Revisiting the product rule for derivatives 
Let $E=C^{\infty}(\mathbb R, \mathbb R)$
Consider a linear transformation on $E$: $\delta$ such that $\forall f, g \in E, \delta(fg) =g\delta(f) +f\delta(g)$
Prove that there is some $u\in E$ such that $\forall f\in E, \delta(f) =uf'$

My answer is that $u:x\to \delta(Id)(0)$ where $Id$ denotes the identity function.
It is very easy to prove that $\delta$ annihilates constant functions.
Consider a fixed $x_0$ and  these few functions :
$\displaystyle g:x \to \frac{f(x_0+x)-f(x_0)}{x}$
$ \displaystyle h:x \to f(x_0+x)-f(x_0)$
$ \displaystyle m:x \to f(x_0+x)$
All these functions belong to $E$.
Let $x\in \mathbb R$
$\delta(Id\times g) (x) =x\delta(g(x)) + g(x) \delta(Id) (x) $
Hence
$\delta(h) (x) =\delta(m) (x) =x\delta(g(x)) + g(x) \delta(Id) (x) $
Now, let $x\to 0$
The RHS becomes $f'(x_0) \delta(Id) (0)$ since $\delta(g) $ is bounded around $0$.
Question
But why is $\displaystyle \lim_{x\to 0}\delta(m)(x)=\delta(f)(x_0)$?
It is very intuitive, but I fail finding a proof.
 A: One can verify that for any $u \in E$, the rule $\delta(f) = uf'$ defines a derivation of $E$, i.e. an $\mathbb{R}$-linear map $\delta: E \to E$ with the property that $\delta(fg) = g\delta(f) + f\delta(g)$. It is not necessary that the coefficient $u$ be a real constant, as the definition "$u : x \mapsto \delta(\operatorname{Id})(0)$" in your post suggests. The function $u$ will be constant if and only if $\delta$ commutes with all operators $T_a : E \to E$, where for $a \in \mathbb{R}$, we define $T_a(f)(x) = f(x+a)$. In fact, the last formula in your post claims that $\delta(T_{x_0}f)(0) = T_{x_0}(\delta f)(0)$, which is not true in general.

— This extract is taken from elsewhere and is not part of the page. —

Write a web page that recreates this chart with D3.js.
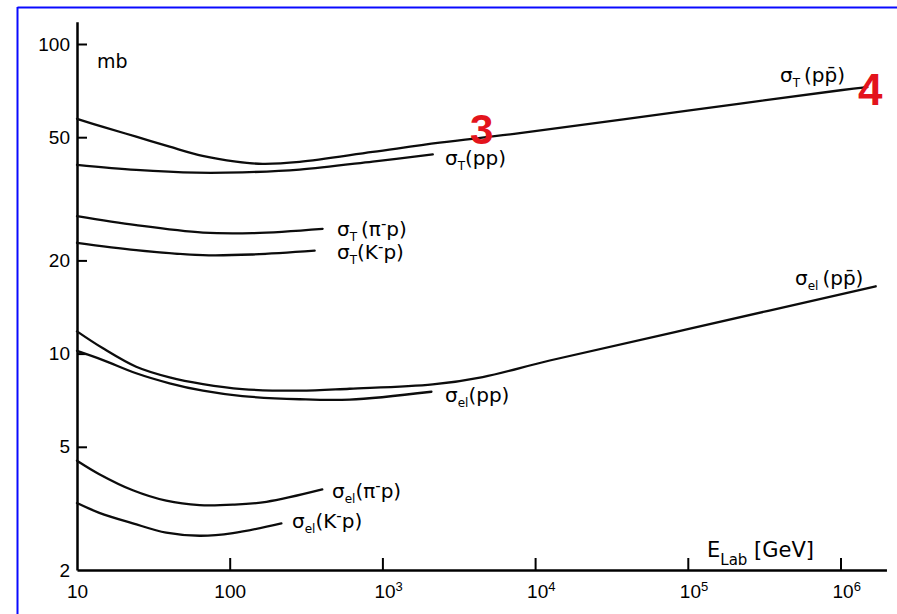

Assuming that $\delta(f) = uf'$ for some $u \in E$ and putting $f = \operatorname{Id}$ in this equality, we obtain $u = \delta(\operatorname{Id})$ (no evaluation at $x=0$). One possible way to prove that this indeed is the case, is as follows. Fix $x_0 \in \mathbb{R}$ and consider the Taylor formula with integral form of the remainder
$$ f(x) = f(x_0) + f'(x_0)(x-x_0) + R(x)(x-x_0)^2, \quad \text{where} \quad R(x) = \int_{0}^{1} (1-t)\,f''((1-t)x_0 + tx)\,dt.$$
Since $f \in E$, it is possible to differentiate the integrand in the definition of $R$ any number of times, to show that $R \in E$, as well. Now, apply $\delta$ to both sides of Taylor's formula, and then put $x=x_0$ in the resulting equality. This would give us the relation $\delta(f)(x_0) = f'(x_0)\delta(\operatorname{Id})(x_0)$. Since this is valid for any $x_0 \in \mathbb{R}$, we conclude that $\delta(f) = \delta(\operatorname{Id})\cdot f'$.